Kuzey Irak’taki PKK karargahı Kandil Dağı ise TSK uçakları tarafından aylardır sistematik olarak bombalanıyor... Hedef hem oradaki hücreleri çökertmek hem de PKK’nın lojistiğini kesebilmek... Cumhurbaşkanı Erdoğan’ın en son açıkladığı rakamlara göre, 2015 Ağustos ayından bu yana PKK’nın Kandil’deki kaybı 3 bine ulaştı!..
Ve tabi ki “terörle mücadele”deki en önemli aşama olarak; PKK’nın aylar önce 13 ilçede başlattığı “özyönetim” şiddetini durdurmak için devletin Güneydoğu’ya yığınağı ve operasyonları da sürüyor...
Tüm bunlar AKP ve yandaşlarının “alış”ılmasını istedikleri kanlı ve ürkütücü manzaralar olsa da aynı zamanda terörle mücadelenin de aşamaları...
Peki, tüm bunların yarattığı kaos büyürken, önceki gün Osmaniye vilayetinin göbeğine 3 tane “havan ya da roket mermisi” nereden atılabildi acaba?.. Yüzlerce kilometre uzaklıktaki Kandil’den mi, Güneydoğu’dan mı, yoksa sınırlarımıza ha bire top mermisi atılan Suriye’den mi?..

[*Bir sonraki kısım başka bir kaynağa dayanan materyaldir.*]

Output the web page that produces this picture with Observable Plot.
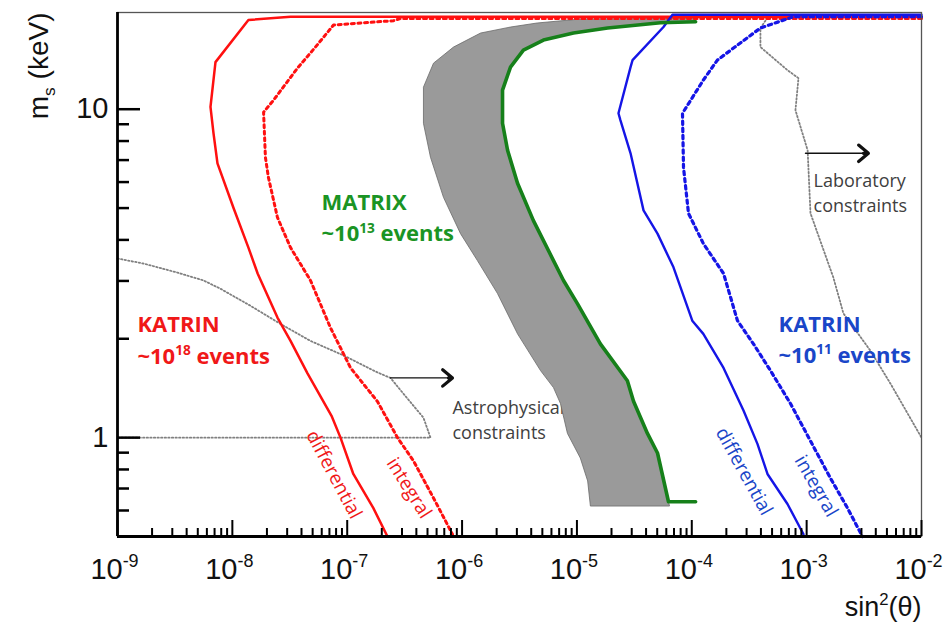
<!DOCTYPE html>
<html><head><meta charset="utf-8">
<script src="https://cdn.jsdelivr.net/npm/d3@7"></script>
<script src="https://cdn.jsdelivr.net/npm/@observablehq/plot@0.6"></script>
<style>body{margin:0;background:#fff} svg{display:block}</style>
</head><body><div id="chart"></div>
<script>
// ---- axis ticks ----
const xMajorTicks = [1e-9, 1e-8, 1e-7, 1e-6, 1e-5, 1e-4, 1e-3, 1e-2];
const xTickLabels = ["10^{-9}", "10^{-8}", "10^{-7}", "10^{-6}", "10^{-5}", "10^{-4}", "10^{-3}", "10^{-2}"];
const yMajorTicks = [1, 10];
const yTickLabels = ["1", "10"];
const yMinorTicks = [0.6, 0.7, 0.8, 0.9, 2, 3, 4, 5, 6, 7, 8, 9];

// ---- curves: [sin^2(theta), m_s (keV)] ----
const katrin18Diff = [[1e-2,19.13],[3.21e-8,19.13],[1.38e-8,18.69],[7.13e-9,13.91],[6.45e-9,10.16],[6.85e-9,8.45],[7.42e-9,6.84],[1.02e-8,5.02],[1.38e-8,3.79],[1.66e-8,3.16],[2.47e-8,2.32],[3.21e-8,1.97],[4.51e-8,1.57],[7.30e-8,1.165],[8.74e-8,1.0],[1.13e-7,0.775],[1.69e-7,0.61],[2.24e-7,0.5]];
const katrin18Int = [[1e-2,18.89],[2.91e-7,18.89],[2.53e-7,18.6],[7.6e-8,18.05],[5.29e-8,15.46],[3.69e-8,13.34],[3.08e-8,12.26],[2.28e-8,10.65],[1.87e-8,9.79],[1.94e-8,7.14],[2.06e-8,6.2],[2.47e-8,4.68],[3.21e-8,3.79],[4.79e-8,3.01],[7.15e-8,2.16],[1.07e-7,1.63],[1.83e-7,1.29],[2.74e-7,1.0],[3.78e-7,0.849],[5.64e-7,0.655],[8.25e-7,0.508]];
const katrin11Diff = [[1e-2,19.4],[6.79e-5,19.4],[5.67e-5,17.79],[3.05e-5,14.11],[2.93e-5,13.43],[2.30e-5,9.72],[2.39e-5,9.26],[2.93e-5,7.34],[3.80e-5,4.92],[5.03e-5,4.18],[6.93e-5,3.30],[1.01e-4,2.27],[1.26e-4,2.07],[1.89e-4,1.63],[2.82e-4,1.21],[3.73e-4,0.957],[4.56e-4,0.775],[6.81e-4,0.628],[9.39e-4,0.508]];
const katrin11Int = [[1e-2,19.13],[7.68e-4,19.13],[3.96e-4,17.67],[1.67e-4,14.11],[1.26e-4,12.26],[8.30e-5,9.72],[8.47e-5,6.65],[9.36e-5,4.82],[1.26e-4,3.90],[1.89e-4,3.16],[2.50e-4,2.27],[3.44e-4,1.93],[4.84e-4,1.60],[7.23e-4,1.27],[1.08e-3,0.977],[1.61e-3,0.753],[2.27e-3,0.61],[3.06e-3,0.5]];
const matrixLine = [[1.08e-4,0.638],[6.27e-5,0.638],[5.03e-5,0.898],[4.11e-5,1.03],[3.11e-5,1.29],[2.75e-5,1.49],[1.60e-5,1.93],[1.01e-5,2.56],[7.64e-6,3.01],[6.25e-6,3.46],[4.18e-6,4.58],[3.04e-6,5.95],[2.49e-6,7.50],[2.25e-6,9.06],[2.25e-6,11.43],[2.64e-6,13.43],[3.42e-6,15.14],[5.11e-6,16.24],[9.33e-6,17.06],[1.85e-5,17.67],[5.34e-5,18.34],[1.08e-4,18.47]];
const bandEdge = [[1.08e-4,18.92],[1.07e-5,18.82],[4.5e-6,18.3],[2.64e-6,17.79],[1.45e-6,17.06],[8.42e-7,15.46],[5.64e-7,13.81],[4.61e-7,11.67],[4.61e-7,9.06],[5.31e-7,7.14],[6.89e-7,5.39],[9.69e-7,4.18],[1.36e-6,3.46],[2.03e-6,2.75],[3.04e-6,2.07],[4.82e-6,1.60],[6.25e-6,1.42],[7.19e-6,1.27],[8.27e-6,1.03],[1.07e-5,0.867],[1.24e-5,0.738],[1.31e-5,0.619],[6.4e-5,0.619]];
const astroLimit = [[1e-9,3.51],[1.68e-9,3.39],[3.33e-9,3.18],[5.61e-9,3.01],[7.88e-9,2.84],[1.44e-8,2.52],[2.62e-8,2.22],[4.79e-8,1.97],[9.28e-8,1.78],[1.83e-7,1.58],[2.38e-7,1.52],[3.09e-7,1.36],[4.61e-7,1.15],[5.31e-7,1.0],[1e-9,1.0]];
const labLimit = [[4.38e-4,18.6],[3.96e-4,17.67],[3.96e-4,15.46],[6.81e-4,13.15],[8.49e-4,12.43],[7.99e-4,9.93],[1.02e-3,7.5],[1.08e-3,4.82],[1.71e-3,3.07],[2.09e-3,2.39],[3.59e-3,1.84],[5.37e-3,1.46],[1e-2,1.0]];
const arrows = [{x1:2.38e-7, x2:8.25e-7, y:1.52}, {x1:9.77e-4, x2:3.45e-3, y:7.34}];

// ---- derived ----
const xMinorTicks = [];
for (let i = 0; i < xMajorTicks.length - 1; i++) for (let k = 2; k <= 9; k++) xMinorTicks.push(k * xMajorTicks[i]);
const bandPoly = bandEdge.concat(matrixLine.slice(1));
const xTicks = xMajorTicks.map((v, i) => ({v, label: xTickLabels[i]}));
const yTicks = yMajorTicks.map((v, i) => ({v, label: yTickLabels[i]}));

const W = 949, H = 628, ML = 117, MR = 28, MT = 12, MB = 92;
const innerW = W - ML - MR, innerH = H - MT - MB;
const X = d => d[0], Y = d => d[1];
const annFont = "'Open Sans', 'Liberation Sans', sans-serif";
const axFont = "'Liberation Sans', Arial, sans-serif";
const red = "#ff1010", blue = "#1515e6", green = "#16801a";
const redT = "#f01818", blueT = "#1a46c8", greenT = "#1a9424", grayT = "#404040";
const dotted = {stroke: "#808080", strokeWidth: 1.8, strokeDasharray: "1.4,2.2"};

const lab = (arr, o) => Plot.text(arr, {x: "x", y: "y", text: "t", fontFamily: annFont, ...o});

const plot = Plot.plot({
  width: W, height: H, marginLeft: ML, marginRight: MR, marginTop: MT, marginBottom: MB,
  x: {type: "log", domain: [1e-9, 1e-2], axis: null},
  y: {type: "log", domain: [0.5, 19.7], axis: null},
  style: {background: "#fff", fontFamily: axFont, overflow: "visible"},
  marks: [
    // constraint texts (under the band)
    lab([{x: 8.25e-7, y: 1.18, t: "Astrophysical"}, {x: 8.25e-7, y: 0.991, t: "constraints"}],
        {textAnchor: "start", lineAnchor: "bottom", fontSize: 18, fill: grayT}),
    lab([{x: 1.15e-3, y: 5.78, t: "Laboratory"}, {x: 1.15e-3, y: 4.88, t: "constraints"}],
        {textAnchor: "start", lineAnchor: "bottom", fontSize: 18, fill: grayT}),
    // MATRIX band
    Plot.line(bandPoly, {x: X, y: Y, fill: "#9a9a9a", stroke: "#6a6a6a", strokeWidth: 0.8}),
    // constraint lines
    Plot.line(astroLimit, {x: X, y: Y, ...dotted}),
    Plot.line(labLimit, {x: X, y: Y, ...dotted}),
    // sensitivity curves
    Plot.line(katrin18Int, {x: X, y: Y, stroke: red, strokeWidth: 3, strokeDasharray: "3,3.6"}),
    Plot.line(katrin18Diff, {x: X, y: Y, stroke: red, strokeWidth: 2.5}),
    Plot.line(katrin11Diff, {x: X, y: Y, stroke: blue, strokeWidth: 2.4}),
    Plot.line(katrin11Int, {x: X, y: Y, stroke: blue, strokeWidth: 3.2, strokeDasharray: "3.4,3.8"}),
    Plot.line(matrixLine, {x: X, y: Y, stroke: green, strokeWidth: 3.6}),
    // arrows: thin shaft + thick head
    Plot.arrow(arrows, {x1: "x1", x2: "x2", y1: "y", y2: "y", stroke: "#111", strokeWidth: 1.4, headLength: 0}),
    Plot.arrow(arrows, {x1: "x1", x2: "x2", y1: "y", y2: "y", stroke: "#111", strokeWidth: 3.2, headLength: 6, headAngle: 80, insetStart: 58}),
    // experiment labels
    lab([{x: 5.97e-8, y: 4.92, t: "MATRIX"}, {x: 5.97e-8, y: 3.96, t: "~10^{13} events"}],
        {textAnchor: "start", lineAnchor: "bottom", fontSize: 22, fontWeight: "bold", fill: greenT}),
    lab([{x: 1.49e-9, y: 2.09, t: "KATRIN"}, {x: 1.49e-9, y: 1.68, t: "~10^{18} events"}],
        {textAnchor: "start", lineAnchor: "bottom", fontSize: 22, fontWeight: "bold", fill: redT}),
    lab([{x: 5.69e-4, y: 2.10, t: "KATRIN"}, {x: 5.69e-4, y: 1.69, t: "~10^{11} events"}],
        {textAnchor: "start", lineAnchor: "bottom", fontSize: 22, fontWeight: "bold", fill: blueT}),
    // curve labels (rotated)
    lab([{x: 7.67e-8, y: 0.772, t: "differential"}], {rotate: 62, fontSize: 19, fill: redT}),
    lab([{x: 3.45e-7, y: 0.702, t: "integral"}], {rotate: 58, fontSize: 19, fill: redT}),
    lab([{x: 2.85e-4, y: 0.789, t: "differential"}], {rotate: 61, fontSize: 19, fill: blueT}),
    lab([{x: 1.21e-3, y: 0.712, t: "integral"}], {rotate: 60, fontSize: 19, fill: blueT}),
    // frame and axes
    Plot.frame({stroke: "#555", strokeWidth: 1.3}),
    Plot.ruleX([1e-9], {stroke: "#000", strokeWidth: 2.8}),
    Plot.ruleY([0.5], {stroke: "#000", strokeWidth: 2.8}),
    Plot.tickX(xMinorTicks, {x: d => d, insetTop: innerH - 8, stroke: "#000", strokeWidth: 2}),
    Plot.tickX(xMajorTicks, {x: d => d, insetTop: innerH - 16, stroke: "#000", strokeWidth: 2}),
    Plot.tickY(yMinorTicks, {y: d => d, insetRight: innerW - 12, stroke: "#000", strokeWidth: 2.5}),
    Plot.tickY(yMajorTicks, {y: d => d, insetRight: innerW - 23, stroke: "#000", strokeWidth: 2.5}),
    Plot.text(xTicks, {x: "v", text: "label", frameAnchor: "bottom", dy: 42, dx: -3, lineAnchor: "bottom",
      fontSize: 29, fontFamily: "'Liberation Sans Narrow', 'Liberation Sans', Arial, sans-serif", fill: "#111"}),
    Plot.text(yTicks, {y: "v", text: "label", frameAnchor: "left", dx: -9, textAnchor: "end", lineAnchor: "middle",
      fontSize: 29, fontFamily: axFont, fill: "#111"}),
    Plot.text(["m_{s} (keV)"], {frameAnchor: "top-left", dx: -78, dy: 0, rotate: -90, textAnchor: "end", lineAnchor: "middle",
      fontSize: 28, fontFamily: axFont, fill: "#111"}),
    Plot.text(["sin^{2}(θ)"], {frameAnchor: "bottom-right", dy: 79, textAnchor: "end", lineAnchor: "bottom",
      fontSize: 27, fontFamily: axFont, fill: "#111"})
  ]
});

document.getElementById("chart").appendChild(plot);

// rich text: ^{...} superscript, _{...} subscript
function rich(svg) {
  for (const t of svg.querySelectorAll("text")) {
    const s = t.textContent;
    if (!/[\^_]\{/.test(s) || t.querySelector("tspan")) continue;
    const fs = parseFloat(getComputedStyle(t).fontSize);
    t.textContent = "";
    let shift = 0;
    for (const p of s.split(/([\^_]\{[^}]*\})/)) {
      if (!p) continue;
      const ts = document.createElementNS("http://www.w3.org/2000/svg", "tspan");
      let target = 0, str = p;
      if (p.startsWith("^{")) { target = -0.38 * fs; str = p.slice(2, -1); ts.setAttribute("font-size", (0.62 * fs) + "px"); }
      else if (p.startsWith("_{")) { target = 0.22 * fs; str = p.slice(2, -1); ts.setAttribute("font-size", (0.62 * fs) + "px"); }
      const dy = target - shift; shift = target;
      if (dy) ts.setAttribute("dy", dy.toFixed(2));
      ts.textContent = str;
      t.appendChild(ts);
    }
  }
}
rich(plot);
</script>
</body></html>
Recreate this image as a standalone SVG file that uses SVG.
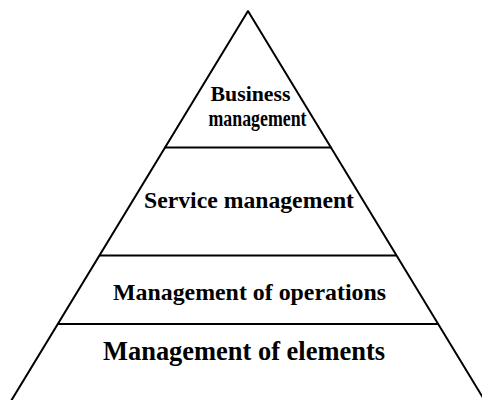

Ne yazık ki bilemediniz; Osmaniye’deki devlet yetkililerine göre, Çukurova’nın ortasındaki Amanos Dağları’ndan atılmıştı o koca mermiler... Yani PKK’nın “yeniden üs” seçtiği dağlardan... Üstelik mermilerden biri de bölgedeki askeri birliğin tam ortasına düşüvermiş ki, bu da vahametin bir başka boyutu!..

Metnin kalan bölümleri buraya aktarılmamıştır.